Tudo isso sai do solo de Êx 9.16, onde Deus dá a metodologia: erguer opositores, julgá-los em praça pública, ampliar a fama do Nome, avançar seu povo.
Aplicações: como viver Êxodo 9.16 hoje
1. Expectativa de longo curso: a missão é civilizacional; pense em séculos, não em modismos de semana.
2. Coragem pública: o evangelho não pede licença ao Faraó; ele exibe o poder de Deus diante dele.
3. Liturgia como propaganda do Reino: cantamos a vitória para ensinar as nações (Sl 96).
4. Trabalho cultural sob o Rei: leis, artes, educação, tudo sob o Nome que deve ser anunciado em toda a terra.

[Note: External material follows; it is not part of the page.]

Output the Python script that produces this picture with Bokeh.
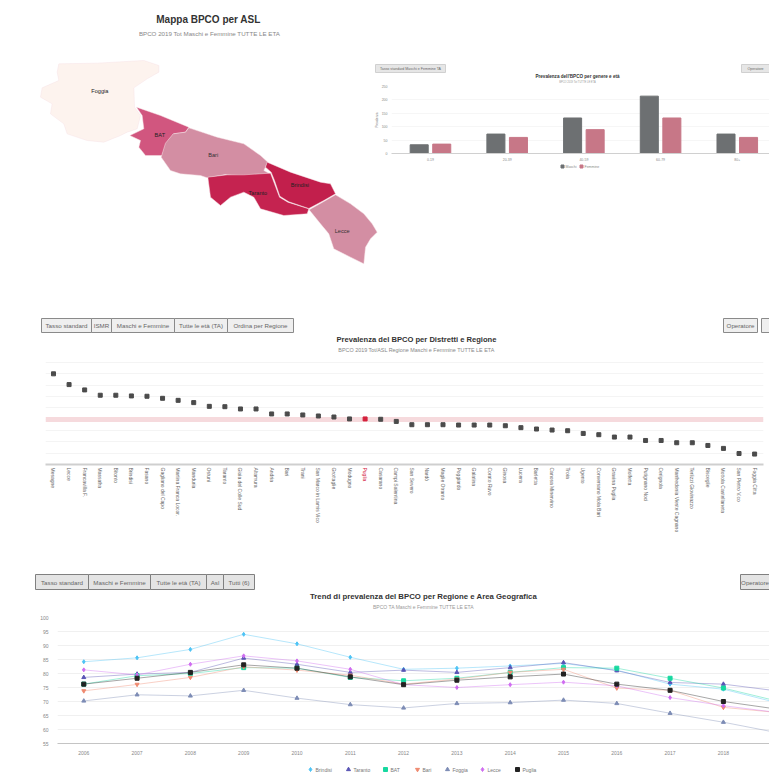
from math import pi
from bokeh.core.properties import value
from bokeh.embed import file_html
from bokeh.resources import INLINE
from bokeh.plotting import figure
from bokeh.layouts import column, row
from bokeh.models import (Range1d, FixedTicker, Span)

# ---- map data (map units, y grows downward in the source sketch) ----
asl_names = ["Foggia", "BAT", "Bari", "Taranto", "Brindisi", "Lecce"]
asl_colors = ["#fdf3ee", "#d1567f", "#d38ea3", "#c52350", "#c21f4c", "#d38ea3"]
foggia_x = [85,200,340,385,385,350,310,312,330,320,290,270,220,170,110,100,60,65,30,35,85,80]
foggia_y = [190,188,180,195,215,235,262,320,345,385,395,405,425,420,400,370,340,310,290,262,240,215]
bat_x = [318,390,475,465,430,410,395,345,325,330,298,340,335]
bat_y = [320,345,380,395,400,425,465,465,440,420,405,385,345]
bari_x = [475,560,640,690,712,700,722,650,585,530,510,450,420,392,405,428,465]
bari_y = [382,410,430,465,485,510,522,527,522,532,525,520,510,470,428,400,395]
taranto_x = [532,590,640,720,732,747,772,835,830,760,690,670,640,600,570,540]
taranto_y = [530,523,523,518,550,590,605,625,640,645,625,590,575,590,615,590]
brindisi_x = [710,780,870,900,915,880,835,775,748,732,722,705]
brindisi_y = [485,515,545,550,580,600,624,604,587,540,515,500]
lecce_x = [915,960,1000,1025,1040,1020,1005,1000,960,910,895,870,836,880]
lecce_y = [583,610,640,670,695,715,740,790,770,745,700,670,628,603]
asl_label_x = [208,388,548,682,808,935]
asl_label_y = [270,402,462,577,552,692]
asl_label_color = ["#222222","#222222","#333333","#222222","#222222","#333333"]

# ---- bars ----
age_groups = ["0-19", "20-39", "40-59", "60-79", "80+"]
bar_male = [32.5, 72.5, 132.5, 214, 72.5]
bar_female = [35, 60, 89, 132.5, 60]
bar_ticks = [0, 50, 100, 150, 200, 250]
bar_names = ["Maschi", "Femmine"]
bar_colors = ["#6d7072", "#c77787"]

# ---- districts ----
districts = ["Mesagne","Lecce","Francavilla F.","Massafra","Bitonto","Brindisi","Fasano","Gagliano del Capo",
 "Martina Franca Locor.","Manduria","Ostuni","Taranto","Gioia del Colle Sud","Altamura","Andria","Bari",
 "Trani","San Marco in Lamis Vico","Grottaglie","Modugno","Puglia","Casarano","Campi Salentina","San Severo",
 "Nardò","Maglie Otranto","Poggiardo","Galatina","Corato Ruvo","Ginosa","Lucera","Barletta","Canosa Minervino",
 "Troia","Ugento","Conversano Mola Bari","Gravina Puglia","Molfetta","Putignano Noci","Cerignola",
 "Manfredonia Vieste Cagnano","Terlizzi Giovinazzo","Bisceglie","Mottola Castellaneta","San Pietro V.co","Foggia Citta"]
district_values = [120.0,110.5,105.8,101.1,101.1,100.5,100.2,98.4,96.6,94.6,91.3,91.0,89.0,89.0,84.6,84.6,83.7,82.8,81.9,
 80.2,80.2,79.9,78.0,75.1,75.1,75.1,74.8,74.8,74.8,74.2,72.5,71.3,70.4,69.8,67.4,66.3,64.2,64.2,61.2,61.2,59.2,59.2,
 56.8,54.2,49.7,49.2]
puglia_value = 80.2
puglia_name = "Puglia"

# ---- trends ----
years = [2006,2007,2008,2009,2010,2011,2012,2013,2014,2015,2016,2017,2018,2019]
trend_ticks = [55,60,65,70,75,80,85,90,95,100]
brindisi = [84.2,85.6,88.6,94.0,90.6,85.8,81.5,81.9,82.7,83.6,81.2,76.2,74.4,69.6]
taranto = [78.6,79.8,80.4,85.5,83.3,80.4,81.2,80.4,82.1,83.9,81.0,76.8,76.2,73.8]
bat = [76.2,79.2,80.0,82.1,81.9,78.6,77.4,78.3,80.4,82.1,81.9,78.3,74.8,70.2]
bari = [73.8,76.1,78.6,82.4,81.2,79.4,76.2,78.0,80.4,81.5,74.8,74.0,67.9,66.1]
foggia = [70.2,72.4,72.0,74.0,71.2,68.9,67.7,69.3,69.6,70.5,69.3,65.8,62.6,58.9]
lecce = [81.3,79.5,83.3,86.3,84.5,81.5,76.0,75.0,76.0,76.9,75.6,71.4,68.5,66.1]
puglia = [76.2,78.3,80.4,83.1,81.9,78.8,76.0,77.6,78.8,79.8,76.2,74.0,70.0,67.3]
series_names = ["Brindisi","Taranto","BAT","Bari","Foggia","Lecce","Puglia"]
series_values = [brindisi,taranto,bat,bari,foggia,lecce,puglia]
series_colors = ["#4cc3f5","#5a55b5","#17d8a0","#ef8a70","#7d8cb5","#cf6cf0","#222222"]
series_markers = ["diamond","triangle","square","inverted_triangle","triangle","diamond","square"]

# ---- titles and buttons (page layout furniture) ----
titles = [
    (208, 19, "Mappa BPCO per ASL", 10, "#333333", "bold"),
    (209, 33, "BPCO 2019 Tot Maschi e Femmine TUTTE LE ETA", 6.2, "#888888", "normal"),
    (577, 76, "Prevalenza dell'BPCO per genere e età", 4.6, "#333333", "bold"),
    (577, 82, "BPCO 2019 Tot TUTTE LE ETA", 2.6, "#999999", "normal"),
    (416, 339, "Prevalenza del BPCO per Distretti e Regione", 7.6, "#333333", "bold"),
    (416, 349, "BPCO 2019 Tot/ASL Regione Maschi e Femmine TUTTE LE ETA", 5.4, "#888888", "normal"),
    (423, 596, "Trend di prevalenza del BPCO per Regione e Area Geografica", 7.8, "#333333", "bold"),
    (423, 606, "BPCO TA Maschi e Femmine TUTTE LE ETA", 5, "#999999", "normal"),
]
buttons = [
    (375, 445, 64, 72, "Tasso standard Maschi e Femmine TA", 3.6, "#e6e6e6", "#d0d0d0"),
    (741, 769, 64, 72, "Operatore", 3.6, "#e6e6e6", "#d0d0d0"),
    (41, 91, 318, 332, "Tasso standard", 6.2, "#efefef", "#8a8a8a"),
    (91, 111, 318, 332, "ISMR", 6.2, "#efefef", "#8a8a8a"),
    (111, 174, 318, 332, "Maschi e Femmine", 6.2, "#efefef", "#8a8a8a"),
    (174, 227, 318, 332, "Tutte le età (TA)", 6.2, "#efefef", "#8a8a8a"),
    (227, 293, 318, 332, "Ordina per Regione", 6.2, "#efefef", "#8a8a8a"),
    (723, 757, 318, 332, "Operatore", 6.2, "#efefef", "#8a8a8a"),
    (761, 769, 318, 332, "", 6.2, "#efefef", "#8a8a8a"),
    (35, 88, 574, 589, "Tasso standard", 6.2, "#e4e4e4", "#808080"),
    (88, 150, 574, 589, "Maschi e Femmine", 6.2, "#e4e4e4", "#808080"),
    (150, 206, 574, 589, "Tutte le età (TA)", 6.2, "#e4e4e4", "#808080"),
    (206, 223, 574, 589, "Asl", 6.2, "#e4e4e4", "#808080"),
    (223, 254, 574, 589, "Tutti (6)", 6.2, "#e4e4e4", "#808080"),
    (740, 769, 574, 589, "Operatore", 6.2, "#e4e4e4", "#808080"),
]
bar_legend_x = [562, 581]
bar_legend_y = 166
trend_legend_x = [310, 348, 385, 417, 447, 482, 517]
trend_legend_y = 769

FONT = "Liberation Sans"
COMMON = dict(output_backend="svg", toolbar_location=None, outline_line_color=None,
              background_fill_color=None, border_fill_color=None, frame_align=False)

# ---------------- Overlay of titles, buttons and legends, in page pixels ----------------
po = figure(width=769, height=776, x_range=Range1d(0, 769), y_range=Range1d(776, 0), min_border=0, **COMMON)
po.axis.visible = False
po.grid.visible = False
for t in titles:
    po.text([t[0]], [t[1]], text=[t[2]], text_font=value(FONT), text_font_size=f"{t[3]}px", text_color=t[4],
            text_font_style=t[5], text_align="center", text_baseline="middle")
po.quad(left=[b[0] for b in buttons], right=[b[1] for b in buttons],
        top=[b[2] for b in buttons], bottom=[b[3] for b in buttons],
        fill_color=[b[6] for b in buttons], line_color=[b[7] for b in buttons], line_width=1)
for b in buttons:
    po.text([(b[0] + b[1]) / 2], [(b[2] + b[3]) / 2], text=[b[4]], text_font=value(FONT),
            text_font_size=f"{b[5]}px", text_color="#666666", text_align="center", text_baseline="middle")
# red label of the regional dot, under its tick of the district axis
puglia_px = 53 + districts.index(puglia_name) * 15.578
po.text([puglia_px], [467], text=[puglia_name], text_font=value(FONT), text_font_size="5px",
        text_color="#d4213d", angle=-pi / 2, text_align="left", text_baseline="middle")
# legends
po.scatter(bar_legend_x, [bar_legend_y] * 2, marker="square", size=3, color=bar_colors)
po.text([x + 3 for x in bar_legend_x], [bar_legend_y] * 2, text=bar_names, text_font=value(FONT),
        text_font_size="3.5px", text_color="#888888", text_baseline="middle")
po.scatter(trend_legend_x, [trend_legend_y] * 7, marker=series_markers, size=4, color=series_colors)
po.text([x + 5 for x in trend_legend_x], [trend_legend_y] * 7, text=series_names, text_font=value(FONT),
        text_font_size="5px", text_color="#777777", text_baseline="middle")

# ---------------- Map ----------------
# map units = (page x - 30) * 3 and page y * 3
pm = figure(width=380, height=300, x_range=Range1d(-90, 1050), y_range=Range1d(900, 0), min_border=0, **COMMON)
pm.axis.visible = False
pm.grid.visible = False
pm.patches([foggia_x, bat_x, bari_x, taranto_x, brindisi_x, lecce_x],
           [foggia_y, bat_y, bari_y, taranto_y, brindisi_y, lecce_y],
           fill_color=asl_colors, line_color="#f7e3e6", line_width=0.5)
pm.text(asl_label_x, asl_label_y, text=asl_names, text_color=asl_label_color,
        text_font=value(FONT), text_font_size="5.6px", text_align="center", text_baseline="middle")

# ---------------- Bars ----------------
pb = figure(width=397, height=178, x_range=Range1d(-0.508, 4.42), y_range=Range1d(0, 250),
            min_border_left=19, min_border_right=0, min_border_top=86, min_border_bottom=25,
            margin=(0, 0, 0, -8), **COMMON)
pos = list(range(len(age_groups)))
pb.vbar([i - 0.147 for i in pos], top=bar_male, width=0.235, color=bar_colors[0])
pb.vbar([i + 0.147 for i in pos], top=bar_female, width=0.235, color=bar_colors[1])
pb.xgrid.visible = False
pb.ygrid.grid_line_color = "#f0f0f0"
pb.ygrid.grid_line_width = 0.6
pb.xaxis.ticker = FixedTicker(ticks=pos)
pb.xaxis.major_label_overrides = {i: c for i, c in enumerate(age_groups)}
pb.yaxis.ticker = FixedTicker(ticks=bar_ticks)
for ax in (pb.xaxis[0], pb.yaxis[0]):
    ax.major_tick_line_color = None
    ax.minor_tick_line_color = None
    ax.major_tick_out = 0
    ax.major_label_text_font = FONT
    ax.major_label_text_font_size = "3.5px"
    ax.major_label_text_color = "#888888"
    ax.major_label_standoff = 4
pb.yaxis.axis_line_color = None
pb.xaxis.axis_line_color = "#d0d0d0"
pb.yaxis.axis_label = "Prevalenza"
pb.yaxis.axis_label_text_font_size = "3px"
pb.yaxis.axis_label_text_font_style = "normal"
pb.yaxis.axis_label_text_color = "#888888"
pb.yaxis.axis_label_standoff = 0

# ---------------- Districts ----------------
pd_ = figure(width=769, height=265, x_range=Range1d(-0.513, 45.57), y_range=Range1d(40, 134.4),
             min_border_left=45, min_border_right=6, min_border_top=57, min_border_bottom=101, **COMMON)
idx = list(range(len(districts)))
pd_.add_layout(Span(location=puglia_value - 0.4, dimension="width", line_color="#f6dadd", line_width=5, level="underlay"))
colors = ["#d4213d" if n == puglia_name else "#4b4b4b" for n in districts]
pd_.scatter(idx, district_values, marker="square", size=4, color=colors)
pd_.xgrid.visible = False
pd_.ygrid.grid_line_color = "#f4f4f4"
pd_.ygrid.ticker = FixedTicker(ticks=[50,60,70,80,90,100,110,120,130])
pd_.yaxis.visible = False
pd_.xaxis.ticker = FixedTicker(ticks=idx)
pd_.xaxis.major_label_overrides = {i: ("" if n == puglia_name else n) for i, n in enumerate(districts)}
pd_.xaxis.major_label_orientation = -pi / 2
pd_.xaxis.major_tick_line_color = None
pd_.xaxis.minor_tick_line_color = None
pd_.xaxis.major_tick_out = 0
pd_.xaxis.axis_line_color = "#cfcfcf"
pd_.xaxis.axis_line_width = 2
pd_.xaxis.major_label_text_font = FONT
pd_.xaxis.major_label_text_font_size = "5px"
pd_.xaxis.major_label_text_color = "#666666"
pd_.xaxis.major_label_standoff = 3

# ---------------- Trends ----------------
pt = figure(width=769, height=211, x_range=Range1d(2005.507, 2018.865), y_range=Range1d(55, 100),
            min_border_left=57, min_border_right=0, min_border_top=52, min_border_bottom=33, **COMMON)
for name, vals, col, mk in zip(series_names, series_values, series_colors, series_markers):
    pt.line(years, vals, color=col, line_width=0.8, line_alpha=0.5)
    pt.scatter(years, vals, marker=mk, size=4, color=col)
pt.xgrid.visible = False
pt.ygrid.grid_line_color = "#f0f0f0"
pt.xaxis.ticker = FixedTicker(ticks=years)
pt.yaxis.ticker = FixedTicker(ticks=trend_ticks)
for ax in (pt.xaxis[0], pt.yaxis[0]):
    ax.major_tick_line_color = None
    ax.minor_tick_line_color = None
    ax.major_tick_out = 0
    ax.major_label_text_font = FONT
    ax.major_label_text_font_size = "5px"
    ax.major_label_text_color = "#888888"
pt.xaxis.formatter.use_scientific = False
pt.xaxis.major_label_standoff = 7
pt.yaxis.major_label_standoff = 9
pt.yaxis.axis_line_color = None
pt.xaxis.axis_line_color = "#c4c4c4"
pt.xaxis.axis_line_width = 1.2

main = column(row(pm, pb, spacing=0, height=300), pd_, pt, spacing=0, margin=(-776, 0, 0, 0))
layout = column(po, main, spacing=0)
open("out.html", "w").write(file_html(layout, INLINE))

Conclusão. Êxodo 9.16 é a confissão do próprio Deus de que dirige a história com finalidade missionária global. Se Ele levanta Faraó para derrubá-lo e ampliar a fama do Seu Nome, por que crer que o evangelho terminará esconso, derrotado, pedindo desculpas? O Deus do êxodo não salvou um povo para escondê-lo; Ele o formou para publicar sua glória até que a terra inteira seja catequizada. Isso tem nome: pós-milenismo.